Code that draws figures
## BEGIN

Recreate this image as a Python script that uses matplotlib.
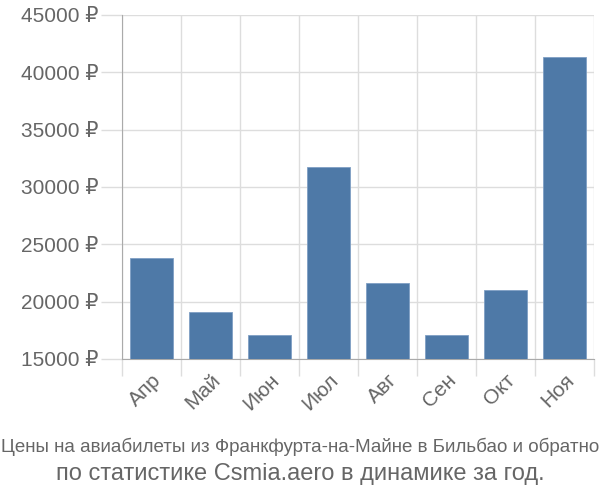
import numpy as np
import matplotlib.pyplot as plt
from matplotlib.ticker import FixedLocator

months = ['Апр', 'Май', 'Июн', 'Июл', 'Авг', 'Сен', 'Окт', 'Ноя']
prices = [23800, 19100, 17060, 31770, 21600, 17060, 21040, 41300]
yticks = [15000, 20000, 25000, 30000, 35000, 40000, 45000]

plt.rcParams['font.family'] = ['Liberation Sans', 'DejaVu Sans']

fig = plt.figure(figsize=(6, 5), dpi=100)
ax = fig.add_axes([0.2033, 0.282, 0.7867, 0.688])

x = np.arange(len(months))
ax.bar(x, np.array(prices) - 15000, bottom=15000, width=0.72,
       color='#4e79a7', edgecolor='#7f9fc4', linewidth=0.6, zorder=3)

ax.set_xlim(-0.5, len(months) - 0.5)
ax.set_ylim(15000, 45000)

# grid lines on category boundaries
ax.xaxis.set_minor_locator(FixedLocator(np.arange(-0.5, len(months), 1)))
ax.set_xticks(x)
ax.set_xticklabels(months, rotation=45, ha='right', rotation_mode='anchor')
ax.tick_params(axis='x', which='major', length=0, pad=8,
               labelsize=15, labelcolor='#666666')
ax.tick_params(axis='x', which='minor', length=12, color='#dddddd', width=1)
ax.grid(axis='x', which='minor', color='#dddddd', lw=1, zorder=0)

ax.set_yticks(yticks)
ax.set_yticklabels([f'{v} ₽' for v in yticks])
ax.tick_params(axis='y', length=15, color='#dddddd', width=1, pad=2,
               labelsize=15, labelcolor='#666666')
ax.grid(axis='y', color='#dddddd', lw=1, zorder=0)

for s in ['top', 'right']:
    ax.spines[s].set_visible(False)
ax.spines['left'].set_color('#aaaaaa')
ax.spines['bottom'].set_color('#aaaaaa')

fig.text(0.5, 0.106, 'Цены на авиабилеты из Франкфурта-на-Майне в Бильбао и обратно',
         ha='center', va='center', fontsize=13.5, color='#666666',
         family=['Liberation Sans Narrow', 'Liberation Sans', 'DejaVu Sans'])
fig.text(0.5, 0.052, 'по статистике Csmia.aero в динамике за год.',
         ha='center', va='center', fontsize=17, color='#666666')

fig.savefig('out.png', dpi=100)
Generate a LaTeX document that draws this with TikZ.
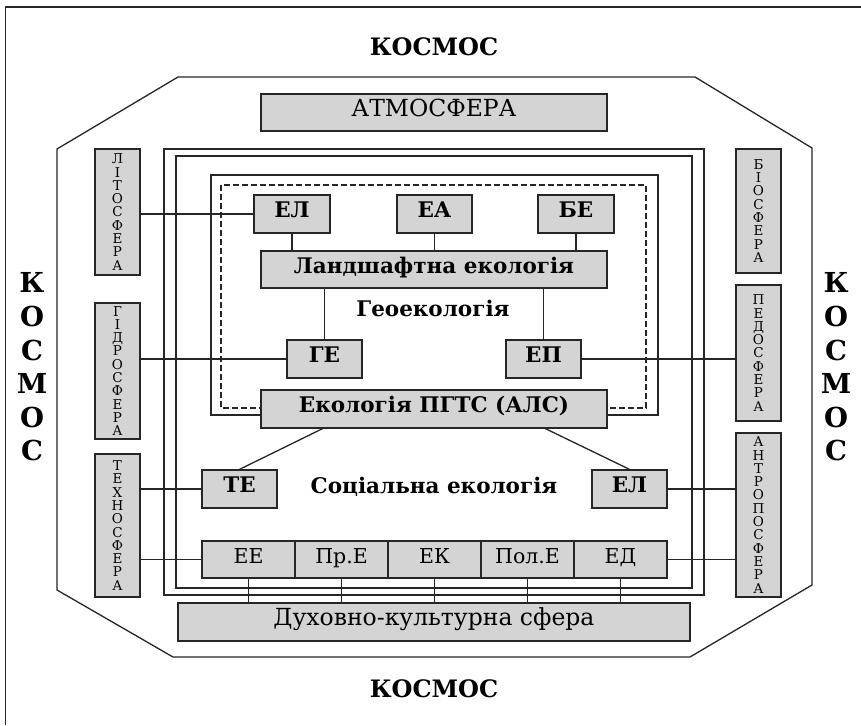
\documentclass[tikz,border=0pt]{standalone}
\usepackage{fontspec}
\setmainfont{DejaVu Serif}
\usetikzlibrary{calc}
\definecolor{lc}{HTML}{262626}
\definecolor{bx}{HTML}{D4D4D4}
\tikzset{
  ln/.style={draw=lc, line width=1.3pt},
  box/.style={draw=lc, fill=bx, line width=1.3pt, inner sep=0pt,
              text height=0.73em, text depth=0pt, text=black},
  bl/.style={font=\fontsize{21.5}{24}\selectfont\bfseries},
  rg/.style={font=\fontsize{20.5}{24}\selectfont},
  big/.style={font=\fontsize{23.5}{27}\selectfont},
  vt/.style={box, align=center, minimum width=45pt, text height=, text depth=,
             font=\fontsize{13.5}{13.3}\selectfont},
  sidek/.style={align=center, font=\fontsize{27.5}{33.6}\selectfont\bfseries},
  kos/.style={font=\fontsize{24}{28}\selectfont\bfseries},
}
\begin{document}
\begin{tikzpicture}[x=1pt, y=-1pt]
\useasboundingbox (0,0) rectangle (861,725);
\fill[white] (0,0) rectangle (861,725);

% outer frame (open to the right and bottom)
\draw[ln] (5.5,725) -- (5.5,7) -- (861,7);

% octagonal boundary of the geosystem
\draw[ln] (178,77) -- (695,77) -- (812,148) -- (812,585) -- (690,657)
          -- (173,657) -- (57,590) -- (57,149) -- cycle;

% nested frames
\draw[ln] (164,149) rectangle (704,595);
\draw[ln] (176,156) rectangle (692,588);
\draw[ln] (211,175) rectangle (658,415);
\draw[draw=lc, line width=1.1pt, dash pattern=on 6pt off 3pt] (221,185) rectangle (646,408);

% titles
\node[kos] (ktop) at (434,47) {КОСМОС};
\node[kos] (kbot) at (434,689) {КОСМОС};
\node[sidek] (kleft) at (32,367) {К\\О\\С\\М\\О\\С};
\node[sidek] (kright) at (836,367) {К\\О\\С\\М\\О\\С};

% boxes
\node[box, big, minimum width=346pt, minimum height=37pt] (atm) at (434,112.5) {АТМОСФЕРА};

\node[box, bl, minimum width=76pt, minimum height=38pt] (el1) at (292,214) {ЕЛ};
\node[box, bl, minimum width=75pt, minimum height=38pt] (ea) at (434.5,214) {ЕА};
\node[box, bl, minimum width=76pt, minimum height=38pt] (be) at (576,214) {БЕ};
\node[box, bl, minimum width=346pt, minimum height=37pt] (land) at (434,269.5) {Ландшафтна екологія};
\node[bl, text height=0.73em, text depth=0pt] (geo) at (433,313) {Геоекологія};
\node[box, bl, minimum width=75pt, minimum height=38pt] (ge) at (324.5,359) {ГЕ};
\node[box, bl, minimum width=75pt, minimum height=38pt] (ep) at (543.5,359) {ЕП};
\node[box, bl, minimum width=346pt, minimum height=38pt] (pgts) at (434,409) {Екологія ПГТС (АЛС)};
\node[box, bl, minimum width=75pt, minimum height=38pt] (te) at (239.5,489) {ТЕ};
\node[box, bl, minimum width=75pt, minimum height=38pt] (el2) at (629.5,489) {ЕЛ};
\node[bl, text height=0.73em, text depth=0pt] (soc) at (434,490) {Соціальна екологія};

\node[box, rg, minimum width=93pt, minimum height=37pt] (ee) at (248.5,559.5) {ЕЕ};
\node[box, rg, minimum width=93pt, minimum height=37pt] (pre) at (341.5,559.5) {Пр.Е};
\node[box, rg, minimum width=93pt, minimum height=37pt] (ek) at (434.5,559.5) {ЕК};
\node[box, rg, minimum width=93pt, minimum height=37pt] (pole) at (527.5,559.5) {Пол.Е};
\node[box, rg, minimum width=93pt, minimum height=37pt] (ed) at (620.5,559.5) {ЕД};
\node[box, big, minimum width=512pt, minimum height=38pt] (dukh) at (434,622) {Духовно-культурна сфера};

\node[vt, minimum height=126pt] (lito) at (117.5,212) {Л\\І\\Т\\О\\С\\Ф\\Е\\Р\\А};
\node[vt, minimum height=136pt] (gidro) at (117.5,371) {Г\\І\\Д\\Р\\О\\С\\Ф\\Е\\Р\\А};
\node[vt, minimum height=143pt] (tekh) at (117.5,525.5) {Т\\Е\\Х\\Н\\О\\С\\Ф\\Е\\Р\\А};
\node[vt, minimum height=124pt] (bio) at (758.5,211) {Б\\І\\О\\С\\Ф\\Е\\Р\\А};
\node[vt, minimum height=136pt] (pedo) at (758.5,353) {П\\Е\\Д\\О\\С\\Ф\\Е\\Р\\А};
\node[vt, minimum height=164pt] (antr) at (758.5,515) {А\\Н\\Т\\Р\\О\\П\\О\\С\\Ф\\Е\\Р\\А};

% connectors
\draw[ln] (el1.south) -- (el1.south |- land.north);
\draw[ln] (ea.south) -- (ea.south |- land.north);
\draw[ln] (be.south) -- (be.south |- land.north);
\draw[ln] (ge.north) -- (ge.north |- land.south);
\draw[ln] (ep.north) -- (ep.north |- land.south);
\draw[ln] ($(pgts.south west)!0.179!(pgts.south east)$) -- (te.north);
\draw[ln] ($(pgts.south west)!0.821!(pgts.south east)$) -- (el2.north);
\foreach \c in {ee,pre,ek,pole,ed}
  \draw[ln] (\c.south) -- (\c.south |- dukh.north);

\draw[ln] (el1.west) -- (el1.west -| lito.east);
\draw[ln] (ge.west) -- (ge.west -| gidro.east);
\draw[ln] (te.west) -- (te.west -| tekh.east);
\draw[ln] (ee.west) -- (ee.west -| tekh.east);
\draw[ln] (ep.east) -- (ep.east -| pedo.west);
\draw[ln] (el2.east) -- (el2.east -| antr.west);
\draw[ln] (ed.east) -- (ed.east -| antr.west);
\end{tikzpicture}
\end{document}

## END
## BEGIN

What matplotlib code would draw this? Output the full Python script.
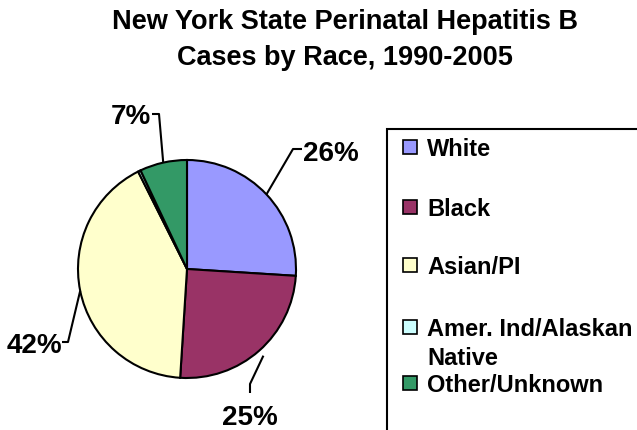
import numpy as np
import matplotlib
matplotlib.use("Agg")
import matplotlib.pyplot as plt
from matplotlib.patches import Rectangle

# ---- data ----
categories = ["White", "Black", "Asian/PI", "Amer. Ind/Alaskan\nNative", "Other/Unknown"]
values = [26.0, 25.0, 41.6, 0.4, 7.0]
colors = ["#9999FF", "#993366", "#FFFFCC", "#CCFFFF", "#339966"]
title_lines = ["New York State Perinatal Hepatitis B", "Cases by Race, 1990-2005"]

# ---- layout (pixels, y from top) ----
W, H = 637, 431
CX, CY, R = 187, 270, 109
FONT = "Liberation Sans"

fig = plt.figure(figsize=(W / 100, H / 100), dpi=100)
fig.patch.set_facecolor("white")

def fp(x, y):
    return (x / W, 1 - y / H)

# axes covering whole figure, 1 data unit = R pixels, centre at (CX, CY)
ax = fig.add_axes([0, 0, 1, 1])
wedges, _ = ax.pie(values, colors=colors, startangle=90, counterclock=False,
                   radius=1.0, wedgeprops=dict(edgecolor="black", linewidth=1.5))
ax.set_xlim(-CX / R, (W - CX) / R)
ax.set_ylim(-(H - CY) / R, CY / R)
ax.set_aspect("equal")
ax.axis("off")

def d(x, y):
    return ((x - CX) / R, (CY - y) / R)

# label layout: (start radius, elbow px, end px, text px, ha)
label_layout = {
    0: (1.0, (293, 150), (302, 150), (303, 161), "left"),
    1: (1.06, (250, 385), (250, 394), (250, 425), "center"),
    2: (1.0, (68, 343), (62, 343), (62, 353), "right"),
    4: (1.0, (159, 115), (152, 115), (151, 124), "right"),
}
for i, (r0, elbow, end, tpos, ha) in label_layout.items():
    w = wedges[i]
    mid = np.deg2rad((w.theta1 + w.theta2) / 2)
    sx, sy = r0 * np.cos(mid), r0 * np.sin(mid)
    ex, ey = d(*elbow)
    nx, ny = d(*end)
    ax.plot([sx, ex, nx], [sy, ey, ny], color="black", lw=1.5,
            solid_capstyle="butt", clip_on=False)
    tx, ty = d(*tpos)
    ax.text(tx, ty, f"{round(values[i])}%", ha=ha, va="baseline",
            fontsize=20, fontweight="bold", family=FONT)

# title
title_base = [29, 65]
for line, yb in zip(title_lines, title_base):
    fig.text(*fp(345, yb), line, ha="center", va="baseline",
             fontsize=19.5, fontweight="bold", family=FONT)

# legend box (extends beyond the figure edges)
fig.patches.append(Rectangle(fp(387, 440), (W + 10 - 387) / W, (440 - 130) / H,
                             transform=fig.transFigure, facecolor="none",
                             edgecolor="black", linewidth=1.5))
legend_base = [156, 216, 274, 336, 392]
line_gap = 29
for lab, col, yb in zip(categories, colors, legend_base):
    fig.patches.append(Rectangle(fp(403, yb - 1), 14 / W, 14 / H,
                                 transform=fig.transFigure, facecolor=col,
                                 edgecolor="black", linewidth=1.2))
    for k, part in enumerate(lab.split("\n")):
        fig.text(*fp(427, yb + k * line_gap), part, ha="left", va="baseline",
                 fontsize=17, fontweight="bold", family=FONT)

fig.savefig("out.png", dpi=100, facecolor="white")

## END

→ AIM OF THE EXERCISE
Set down, without pictures, the lines between the line holding "Recreate this image" and the line holding "ax = fig.add_axes([0.2033, 0.282, 0.7867, 0.688])", both inclusive.

→ SOLUTION TO THIS EXERCISE
Recreate this image as a Python script that uses matplotlib.
import numpy as np
import matplotlib.pyplot as plt
from matplotlib.ticker import FixedLocator

months = ['Апр', 'Май', 'Июн', 'Июл', 'Авг', 'Сен', 'Окт', 'Ноя']
prices = [23800, 19100, 17060, 31770, 21600, 17060, 21040, 41300]
yticks = [15000, 20000, 25000, 30000, 35000, 40000, 45000]

plt.rcParams['font.family'] = ['Liberation Sans', 'DejaVu Sans']

fig = plt.figure(figsize=(6, 5), dpi=100)
ax = fig.add_axes([0.2033, 0.282, 0.7867, 0.688])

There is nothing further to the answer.